→ **PROBLEM TO WORK ON**:
Could you output each line of the data that follows exactly?

→ **COLLECTED DATA**:

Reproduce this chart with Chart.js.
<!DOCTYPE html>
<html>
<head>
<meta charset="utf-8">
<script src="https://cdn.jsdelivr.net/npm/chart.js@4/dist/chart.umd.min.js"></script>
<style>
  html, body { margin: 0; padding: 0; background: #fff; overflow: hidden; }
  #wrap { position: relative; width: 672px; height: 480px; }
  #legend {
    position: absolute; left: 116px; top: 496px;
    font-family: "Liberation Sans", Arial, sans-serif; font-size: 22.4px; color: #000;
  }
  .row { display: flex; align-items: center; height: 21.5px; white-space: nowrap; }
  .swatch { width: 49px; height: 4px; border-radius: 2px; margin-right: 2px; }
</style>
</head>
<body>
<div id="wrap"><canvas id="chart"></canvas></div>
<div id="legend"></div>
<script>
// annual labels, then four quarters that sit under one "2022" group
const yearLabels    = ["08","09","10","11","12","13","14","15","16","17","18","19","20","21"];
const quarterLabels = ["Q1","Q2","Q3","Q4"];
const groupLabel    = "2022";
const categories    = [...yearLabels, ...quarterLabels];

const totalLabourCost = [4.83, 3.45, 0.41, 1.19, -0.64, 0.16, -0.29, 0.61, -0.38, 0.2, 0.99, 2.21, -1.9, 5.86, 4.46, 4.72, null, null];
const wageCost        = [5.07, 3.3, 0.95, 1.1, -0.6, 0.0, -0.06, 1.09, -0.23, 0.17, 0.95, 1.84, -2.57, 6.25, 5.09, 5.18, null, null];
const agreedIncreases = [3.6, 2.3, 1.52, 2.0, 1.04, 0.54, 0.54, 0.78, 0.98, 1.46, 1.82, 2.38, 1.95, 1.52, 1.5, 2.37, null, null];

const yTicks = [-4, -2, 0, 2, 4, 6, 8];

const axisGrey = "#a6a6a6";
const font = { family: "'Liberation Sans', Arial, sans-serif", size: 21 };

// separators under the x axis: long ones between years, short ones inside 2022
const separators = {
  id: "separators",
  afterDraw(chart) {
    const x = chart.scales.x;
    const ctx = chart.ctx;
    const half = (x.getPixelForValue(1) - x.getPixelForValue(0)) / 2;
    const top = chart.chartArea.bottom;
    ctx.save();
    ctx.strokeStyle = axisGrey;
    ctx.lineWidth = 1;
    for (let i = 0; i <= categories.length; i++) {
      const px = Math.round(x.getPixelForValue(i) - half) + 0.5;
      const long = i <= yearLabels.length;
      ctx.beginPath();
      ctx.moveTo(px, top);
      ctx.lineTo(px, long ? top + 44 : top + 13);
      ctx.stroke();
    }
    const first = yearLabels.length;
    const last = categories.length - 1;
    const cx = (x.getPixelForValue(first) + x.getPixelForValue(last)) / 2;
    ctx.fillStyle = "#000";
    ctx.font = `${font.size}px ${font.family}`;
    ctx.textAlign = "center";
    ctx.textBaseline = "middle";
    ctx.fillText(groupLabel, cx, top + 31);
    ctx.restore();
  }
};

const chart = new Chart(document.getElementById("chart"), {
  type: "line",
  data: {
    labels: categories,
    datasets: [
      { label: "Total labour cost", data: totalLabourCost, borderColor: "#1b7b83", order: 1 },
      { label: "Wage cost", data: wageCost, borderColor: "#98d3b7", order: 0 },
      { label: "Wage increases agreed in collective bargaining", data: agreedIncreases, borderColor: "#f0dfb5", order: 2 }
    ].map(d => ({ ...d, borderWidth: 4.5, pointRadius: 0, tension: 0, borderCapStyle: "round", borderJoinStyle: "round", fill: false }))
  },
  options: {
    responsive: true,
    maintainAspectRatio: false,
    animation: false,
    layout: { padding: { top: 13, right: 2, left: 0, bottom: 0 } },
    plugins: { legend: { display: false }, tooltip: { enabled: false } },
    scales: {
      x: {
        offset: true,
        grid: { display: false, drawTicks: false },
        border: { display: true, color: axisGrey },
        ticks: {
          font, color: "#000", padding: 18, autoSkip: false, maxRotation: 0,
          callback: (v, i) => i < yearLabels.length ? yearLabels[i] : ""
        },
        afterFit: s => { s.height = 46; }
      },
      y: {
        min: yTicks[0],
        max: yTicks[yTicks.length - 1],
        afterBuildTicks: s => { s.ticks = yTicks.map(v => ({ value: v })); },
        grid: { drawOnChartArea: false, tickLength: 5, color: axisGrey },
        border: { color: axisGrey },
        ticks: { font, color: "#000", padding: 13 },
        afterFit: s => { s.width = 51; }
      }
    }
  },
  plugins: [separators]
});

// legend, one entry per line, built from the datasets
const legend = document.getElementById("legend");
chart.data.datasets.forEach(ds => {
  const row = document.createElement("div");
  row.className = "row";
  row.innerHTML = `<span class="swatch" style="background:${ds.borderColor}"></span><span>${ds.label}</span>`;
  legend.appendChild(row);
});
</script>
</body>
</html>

→ **THE RESPONSE**:
Reproduce this chart with Chart.js.
<!DOCTYPE html>
<html>
<head>
<meta charset="utf-8">
<script src="https://cdn.jsdelivr.net/npm/chart.js@4/dist/chart.umd.min.js"></script>
<style>
  html, body { margin: 0; padding: 0; background: #fff; overflow: hidden; }
  #wrap { position: relative; width: 672px; height: 480px; }
  #legend {
    position: absolute; left: 116px; top: 496px;
    font-family: "Liberation Sans", Arial, sans-serif; font-size: 22.4px; color: #000;
  }
  .row { display: flex; align-items: center; height: 21.5px; white-space: nowrap; }
  .swatch { width: 49px; height: 4px; border-radius: 2px; margin-right: 2px; }
</style>
</head>
<body>
<div id="wrap"><canvas id="chart"></canvas></div>
<div id="legend"></div>
<script>
// annual labels, then four quarters that sit under one "2022" group
const yearLabels    = ["08","09","10","11","12","13","14","15","16","17","18","19","20","21"];
const quarterLabels = ["Q1","Q2","Q3","Q4"];
const groupLabel    = "2022";
const categories    = [...yearLabels, ...quarterLabels];

const totalLabourCost = [4.83, 3.45, 0.41, 1.19, -0.64, 0.16, -0.29, 0.61, -0.38, 0.2, 0.99, 2.21, -1.9, 5.86, 4.46, 4.72, null, null];
const wageCost        = [5.07, 3.3, 0.95, 1.1, -0.6, 0.0, -0.06, 1.09, -0.23, 0.17, 0.95, 1.84, -2.57, 6.25, 5.09, 5.18, null, null];
const agreedIncreases = [3.6, 2.3, 1.52, 2.0, 1.04, 0.54, 0.54, 0.78, 0.98, 1.46, 1.82, 2.38, 1.95, 1.52, 1.5, 2.37, null, null];

const yTicks = [-4, -2, 0, 2, 4, 6, 8];

const axisGrey = "#a6a6a6";
const font = { family: "'Liberation Sans', Arial, sans-serif", size: 21 };

// separators under the x axis: long ones between years, short ones inside 2022
const separators = {
  id: "separators",
  afterDraw(chart) {
    const x = chart.scales.x;
    const ctx = chart.ctx;
    const half = (x.getPixelForValue(1) - x.getPixelForValue(0)) / 2;
    const top = chart.chartArea.bottom;
    ctx.save();
    ctx.strokeStyle = axisGrey;
    ctx.lineWidth = 1;
    for (let i = 0; i <= categories.length; i++) {
      const px = Math.round(x.getPixelForValue(i) - half) + 0.5;
      const long = i <= yearLabels.length;
      ctx.beginPath();
      ctx.moveTo(px, top);
      ctx.lineTo(px, long ? top + 44 : top + 13);
      ctx.stroke();
    }
    const first = yearLabels.length;
    const last = categories.length - 1;
    const cx = (x.getPixelForValue(first) + x.getPixelForValue(last)) / 2;
    ctx.fillStyle = "#000";
    ctx.font = `${font.size}px ${font.family}`;
    ctx.textAlign = "center";
    ctx.textBaseline = "middle";
    ctx.fillText(groupLabel, cx, top + 31);
    ctx.restore();
  }
};

const chart = new Chart(document.getElementById("chart"), {
  type: "line",
  data: {
    labels: categories,
    datasets: [
      { label: "Total labour cost", data: totalLabourCost, borderColor: "#1b7b83", order: 1 },
      { label: "Wage cost", data: wageCost, borderColor: "#98d3b7", order: 0 },
      { label: "Wage increases agreed in collective bargaining", data: agreedIncreases, borderColor: "#f0dfb5", order: 2 }
    ].map(d => ({ ...d, borderWidth: 4.5, pointRadius: 0, tension: 0, borderCapStyle: "round", borderJoinStyle: "round", fill: false }))
  },
  options: {
    responsive: true,
    maintainAspectRatio: false,
    animation: false,
    layout: { padding: { top: 13, right: 2, left: 0, bottom: 0 } },
    plugins: { legend: { display: false }, tooltip: { enabled: false } },
    scales: {
      x: {
        offset: true,
        grid: { display: false, drawTicks: false },
        border: { display: true, color: axisGrey },
        ticks: {
          font, color: "#000", padding: 18, autoSkip: false, maxRotation: 0,
          callback: (v, i) => i < yearLabels.length ? yearLabels[i] : ""
        },
        afterFit: s => { s.height = 46; }
      },
      y: {
        min: yTicks[0],
        max: yTicks[yTicks.length - 1],
        afterBuildTicks: s => { s.ticks = yTicks.map(v => ({ value: v })); },
        grid: { drawOnChartArea: false, tickLength: 5, color: axisGrey },
        border: { color: axisGrey },
        ticks: { font, color: "#000", padding: 13 },
        afterFit: s => { s.width = 51; }
      }
    }
  },
  plugins: [separators]
});

// legend, one entry per line, built from the datasets
const legend = document.getElementById("legend");
chart.data.datasets.forEach(ds => {
  const row = document.createElement("div");
  row.className = "row";
  row.innerHTML = `<span class="swatch" style="background:${ds.borderColor}"></span><span>${ds.label}</span>`;
  legend.appendChild(row);
});
</script>
</body>
</html>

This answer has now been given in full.